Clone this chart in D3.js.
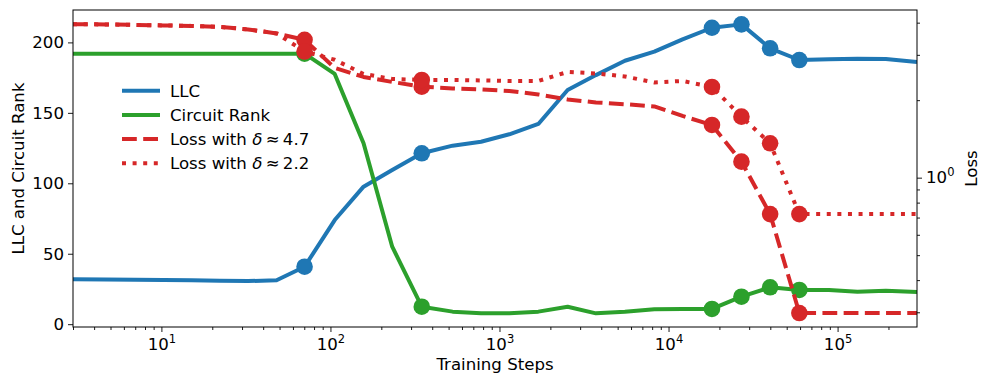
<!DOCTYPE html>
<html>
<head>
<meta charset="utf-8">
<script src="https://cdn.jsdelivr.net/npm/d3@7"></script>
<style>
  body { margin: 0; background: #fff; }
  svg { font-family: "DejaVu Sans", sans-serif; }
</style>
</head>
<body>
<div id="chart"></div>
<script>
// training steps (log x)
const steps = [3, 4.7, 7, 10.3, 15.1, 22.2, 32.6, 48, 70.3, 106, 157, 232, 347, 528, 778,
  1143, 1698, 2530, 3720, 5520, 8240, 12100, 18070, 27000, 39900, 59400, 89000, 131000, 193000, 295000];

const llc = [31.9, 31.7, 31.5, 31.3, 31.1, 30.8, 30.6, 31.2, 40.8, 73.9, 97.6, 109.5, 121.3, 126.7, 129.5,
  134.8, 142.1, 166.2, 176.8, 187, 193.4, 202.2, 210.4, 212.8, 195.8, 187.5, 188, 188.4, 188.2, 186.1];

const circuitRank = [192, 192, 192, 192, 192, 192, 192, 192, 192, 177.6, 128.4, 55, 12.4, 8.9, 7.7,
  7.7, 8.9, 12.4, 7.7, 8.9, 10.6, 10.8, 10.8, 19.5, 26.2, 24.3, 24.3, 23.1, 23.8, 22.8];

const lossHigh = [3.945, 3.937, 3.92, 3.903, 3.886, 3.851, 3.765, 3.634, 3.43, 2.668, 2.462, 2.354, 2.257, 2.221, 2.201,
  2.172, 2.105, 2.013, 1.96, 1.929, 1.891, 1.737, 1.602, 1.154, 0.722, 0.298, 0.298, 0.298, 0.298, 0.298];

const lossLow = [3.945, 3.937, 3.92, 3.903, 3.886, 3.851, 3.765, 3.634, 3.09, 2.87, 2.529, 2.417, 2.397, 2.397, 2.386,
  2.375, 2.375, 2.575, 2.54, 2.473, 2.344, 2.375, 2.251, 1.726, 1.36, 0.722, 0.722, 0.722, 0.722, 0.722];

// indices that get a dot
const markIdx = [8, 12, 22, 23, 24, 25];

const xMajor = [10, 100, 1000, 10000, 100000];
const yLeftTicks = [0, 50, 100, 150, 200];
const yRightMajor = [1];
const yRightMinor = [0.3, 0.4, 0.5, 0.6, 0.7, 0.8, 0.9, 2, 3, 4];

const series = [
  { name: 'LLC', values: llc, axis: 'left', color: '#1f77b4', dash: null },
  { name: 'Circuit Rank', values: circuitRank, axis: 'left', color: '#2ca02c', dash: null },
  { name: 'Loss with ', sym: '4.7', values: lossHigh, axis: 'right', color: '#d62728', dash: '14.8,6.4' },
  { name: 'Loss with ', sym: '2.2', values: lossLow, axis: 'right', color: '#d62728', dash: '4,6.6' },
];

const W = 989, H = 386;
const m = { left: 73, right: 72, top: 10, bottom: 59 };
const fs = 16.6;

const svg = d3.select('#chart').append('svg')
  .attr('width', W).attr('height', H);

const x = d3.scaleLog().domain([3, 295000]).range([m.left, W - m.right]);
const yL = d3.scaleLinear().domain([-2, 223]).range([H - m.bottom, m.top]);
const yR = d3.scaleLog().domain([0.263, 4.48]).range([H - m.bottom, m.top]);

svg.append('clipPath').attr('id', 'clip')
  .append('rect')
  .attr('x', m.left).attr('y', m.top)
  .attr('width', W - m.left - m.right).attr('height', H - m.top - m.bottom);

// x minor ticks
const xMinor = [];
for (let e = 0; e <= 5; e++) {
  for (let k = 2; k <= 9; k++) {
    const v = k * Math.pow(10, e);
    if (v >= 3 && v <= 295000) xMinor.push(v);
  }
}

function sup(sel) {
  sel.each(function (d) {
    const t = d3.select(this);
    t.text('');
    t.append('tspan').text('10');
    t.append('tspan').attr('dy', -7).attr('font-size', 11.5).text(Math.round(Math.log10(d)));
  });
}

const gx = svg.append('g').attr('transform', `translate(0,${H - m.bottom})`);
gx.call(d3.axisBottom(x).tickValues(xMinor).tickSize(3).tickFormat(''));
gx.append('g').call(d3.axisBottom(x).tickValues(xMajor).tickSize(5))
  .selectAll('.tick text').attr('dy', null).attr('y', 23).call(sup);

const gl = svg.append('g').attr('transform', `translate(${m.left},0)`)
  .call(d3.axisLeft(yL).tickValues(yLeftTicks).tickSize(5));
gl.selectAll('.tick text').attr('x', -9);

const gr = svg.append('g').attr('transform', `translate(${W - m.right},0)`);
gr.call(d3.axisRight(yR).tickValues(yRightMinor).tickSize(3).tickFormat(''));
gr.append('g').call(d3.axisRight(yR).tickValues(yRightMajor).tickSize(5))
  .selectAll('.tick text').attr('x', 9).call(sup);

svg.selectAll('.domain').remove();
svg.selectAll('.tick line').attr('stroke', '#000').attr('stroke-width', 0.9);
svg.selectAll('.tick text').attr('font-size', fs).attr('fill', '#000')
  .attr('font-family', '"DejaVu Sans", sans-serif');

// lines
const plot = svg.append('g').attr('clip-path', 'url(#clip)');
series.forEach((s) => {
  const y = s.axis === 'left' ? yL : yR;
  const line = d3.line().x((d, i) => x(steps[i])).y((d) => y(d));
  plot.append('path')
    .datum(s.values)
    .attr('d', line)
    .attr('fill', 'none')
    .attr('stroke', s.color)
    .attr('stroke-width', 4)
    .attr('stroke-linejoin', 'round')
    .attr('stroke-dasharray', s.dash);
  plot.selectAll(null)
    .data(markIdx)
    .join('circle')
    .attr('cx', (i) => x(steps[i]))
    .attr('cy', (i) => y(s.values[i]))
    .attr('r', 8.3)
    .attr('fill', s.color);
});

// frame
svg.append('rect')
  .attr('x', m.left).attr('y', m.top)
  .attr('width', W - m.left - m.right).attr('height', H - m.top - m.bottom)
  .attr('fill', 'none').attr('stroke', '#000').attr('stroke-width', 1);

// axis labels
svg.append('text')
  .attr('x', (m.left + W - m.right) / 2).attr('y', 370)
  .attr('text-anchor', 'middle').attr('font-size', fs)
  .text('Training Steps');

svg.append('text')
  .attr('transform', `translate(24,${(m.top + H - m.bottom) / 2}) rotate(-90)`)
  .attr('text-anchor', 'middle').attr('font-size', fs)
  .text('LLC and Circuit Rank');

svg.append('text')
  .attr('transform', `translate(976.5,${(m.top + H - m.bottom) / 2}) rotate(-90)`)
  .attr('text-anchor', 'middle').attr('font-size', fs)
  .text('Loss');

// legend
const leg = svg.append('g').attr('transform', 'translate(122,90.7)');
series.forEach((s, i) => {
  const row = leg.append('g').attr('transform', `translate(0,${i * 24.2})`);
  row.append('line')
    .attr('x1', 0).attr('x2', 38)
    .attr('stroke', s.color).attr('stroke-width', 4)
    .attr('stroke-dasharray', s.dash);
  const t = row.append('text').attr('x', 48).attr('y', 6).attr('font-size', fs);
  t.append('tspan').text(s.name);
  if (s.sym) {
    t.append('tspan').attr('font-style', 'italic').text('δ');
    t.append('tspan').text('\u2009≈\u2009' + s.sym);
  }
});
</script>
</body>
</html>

● ● ●

Leave out the pictures and copy the rest of the material above exactly.

Clone this chart in D3.js.
<!DOCTYPE html>
<html>
<head>
<meta charset="utf-8">
<script src="https://cdn.jsdelivr.net/npm/d3@7"></script>
<style>
  body { margin: 0; background: #fff; }
  svg { font-family: "DejaVu Sans", sans-serif; }
</style>
</head>
<body>
<div id="chart"></div>
<script>
// training steps (log x)
const steps = [3, 4.7, 7, 10.3, 15.1, 22.2, 32.6, 48, 70.3, 106, 157, 232, 347, 528, 778,
  1143, 1698, 2530, 3720, 5520, 8240, 12100, 18070, 27000, 39900, 59400, 89000, 131000, 193000, 295000];

const llc = [31.9, 31.7, 31.5, 31.3, 31.1, 30.8, 30.6, 31.2, 40.8, 73.9, 97.6, 109.5, 121.3, 126.7, 129.5,
  134.8, 142.1, 166.2, 176.8, 187, 193.4, 202.2, 210.4, 212.8, 195.8, 187.5, 188, 188.4, 188.2, 186.1];

const circuitRank = [192, 192, 192, 192, 192, 192, 192, 192, 192, 177.6, 128.4, 55, 12.4, 8.9, 7.7,
  7.7, 8.9, 12.4, 7.7, 8.9, 10.6, 10.8, 10.8, 19.5, 26.2, 24.3, 24.3, 23.1, 23.8, 22.8];

const lossHigh = [3.945, 3.937, 3.92, 3.903, 3.886, 3.851, 3.765, 3.634, 3.43, 2.668, 2.462, 2.354, 2.257, 2.221, 2.201,
  2.172, 2.105, 2.013, 1.96, 1.929, 1.891, 1.737, 1.602, 1.154, 0.722, 0.298, 0.298, 0.298, 0.298, 0.298];

const lossLow = [3.945, 3.937, 3.92, 3.903, 3.886, 3.851, 3.765, 3.634, 3.09, 2.87, 2.529, 2.417, 2.397, 2.397, 2.386,
  2.375, 2.375, 2.575, 2.54, 2.473, 2.344, 2.375, 2.251, 1.726, 1.36, 0.722, 0.722, 0.722, 0.722, 0.722];

// indices that get a dot
const markIdx = [8, 12, 22, 23, 24, 25];

const xMajor = [10, 100, 1000, 10000, 100000];
const yLeftTicks = [0, 50, 100, 150, 200];
const yRightMajor = [1];
const yRightMinor = [0.3, 0.4, 0.5, 0.6, 0.7, 0.8, 0.9, 2, 3, 4];

const series = [
  { name: 'LLC', values: llc, axis: 'left', color: '#1f77b4', dash: null },
  { name: 'Circuit Rank', values: circuitRank, axis: 'left', color: '#2ca02c', dash: null },
  { name: 'Loss with ', sym: '4.7', values: lossHigh, axis: 'right', color: '#d62728', dash: '14.8,6.4' },
  { name: 'Loss with ', sym: '2.2', values: lossLow, axis: 'right', color: '#d62728', dash: '4,6.6' },
];

const W = 989, H = 386;
const m = { left: 73, right: 72, top: 10, bottom: 59 };
const fs = 16.6;

const svg = d3.select('#chart').append('svg')
  .attr('width', W).attr('height', H);

const x = d3.scaleLog().domain([3, 295000]).range([m.left, W - m.right]);
const yL = d3.scaleLinear().domain([-2, 223]).range([H - m.bottom, m.top]);
const yR = d3.scaleLog().domain([0.263, 4.48]).range([H - m.bottom, m.top]);

svg.append('clipPath').attr('id', 'clip')
  .append('rect')
  .attr('x', m.left).attr('y', m.top)
  .attr('width', W - m.left - m.right).attr('height', H - m.top - m.bottom);

// x minor ticks
const xMinor = [];
for (let e = 0; e <= 5; e++) {
  for (let k = 2; k <= 9; k++) {
    const v = k * Math.pow(10, e);
    if (v >= 3 && v <= 295000) xMinor.push(v);
  }
}

function sup(sel) {
  sel.each(function (d) {
    const t = d3.select(this);
    t.text('');
    t.append('tspan').text('10');
    t.append('tspan').attr('dy', -7).attr('font-size', 11.5).text(Math.round(Math.log10(d)));
  });
}

const gx = svg.append('g').attr('transform', `translate(0,${H - m.bottom})`);
gx.call(d3.axisBottom(x).tickValues(xMinor).tickSize(3).tickFormat(''));
gx.append('g').call(d3.axisBottom(x).tickValues(xMajor).tickSize(5))
  .selectAll('.tick text').attr('dy', null).attr('y', 23).call(sup);

const gl = svg.append('g').attr('transform', `translate(${m.left},0)`)
  .call(d3.axisLeft(yL).tickValues(yLeftTicks).tickSize(5));
gl.selectAll('.tick text').attr('x', -9);

const gr = svg.append('g').attr('transform', `translate(${W - m.right},0)`);
gr.call(d3.axisRight(yR).tickValues(yRightMinor).tickSize(3).tickFormat(''));
gr.append('g').call(d3.axisRight(yR).tickValues(yRightMajor).tickSize(5))
  .selectAll('.tick text').attr('x', 9).call(sup);

svg.selectAll('.domain').remove();
svg.selectAll('.tick line').attr('stroke', '#000').attr('stroke-width', 0.9);
svg.selectAll('.tick text').attr('font-size', fs).attr('fill', '#000')
  .attr('font-family', '"DejaVu Sans", sans-serif');

// lines
const plot = svg.append('g').attr('clip-path', 'url(#clip)');
series.forEach((s) => {
  const y = s.axis === 'left' ? yL : yR;
  const line = d3.line().x((d, i) => x(steps[i])).y((d) => y(d));
  plot.append('path')
    .datum(s.values)
    .attr('d', line)
    .attr('fill', 'none')
    .attr('stroke', s.color)
    .attr('stroke-width', 4)
    .attr('stroke-linejoin', 'round')
    .attr('stroke-dasharray', s.dash);
  plot.selectAll(null)
    .data(markIdx)
    .join('circle')
    .attr('cx', (i) => x(steps[i]))
    .attr('cy', (i) => y(s.values[i]))
    .attr('r', 8.3)
    .attr('fill', s.color);
});

// frame
svg.append('rect')
  .attr('x', m.left).attr('y', m.top)
  .attr('width', W - m.left - m.right).attr('height', H - m.top - m.bottom)
  .attr('fill', 'none').attr('stroke', '#000').attr('stroke-width', 1);

// axis labels
svg.append('text')
  .attr('x', (m.left + W - m.right) / 2).attr('y', 370)
  .attr('text-anchor', 'middle').attr('font-size', fs)
  .text('Training Steps');

svg.append('text')
  .attr('transform', `translate(24,${(m.top + H - m.bottom) / 2}) rotate(-90)`)
  .attr('text-anchor', 'middle').attr('font-size', fs)
  .text('LLC and Circuit Rank');

svg.append('text')
  .attr('transform', `translate(976.5,${(m.top + H - m.bottom) / 2}) rotate(-90)`)
  .attr('text-anchor', 'middle').attr('font-size', fs)
  .text('Loss');

// legend
const leg = svg.append('g').attr('transform', 'translate(122,90.7)');
series.forEach((s, i) => {
  const row = leg.append('g').attr('transform', `translate(0,${i * 24.2})`);
  row.append('line')
    .attr('x1', 0).attr('x2', 38)
    .attr('stroke', s.color).attr('stroke-width', 4)
    .attr('stroke-dasharray', s.dash);
  const t = row.append('text').attr('x', 48).attr('y', 6).attr('font-size', fs);
  t.append('tspan').text(s.name);
  if (s.sym) {
    t.append('tspan').attr('font-style', 'italic').text('δ');
    t.append('tspan').text('\u2009≈\u2009' + s.sym);
  }
});
</script>
</body>
</html>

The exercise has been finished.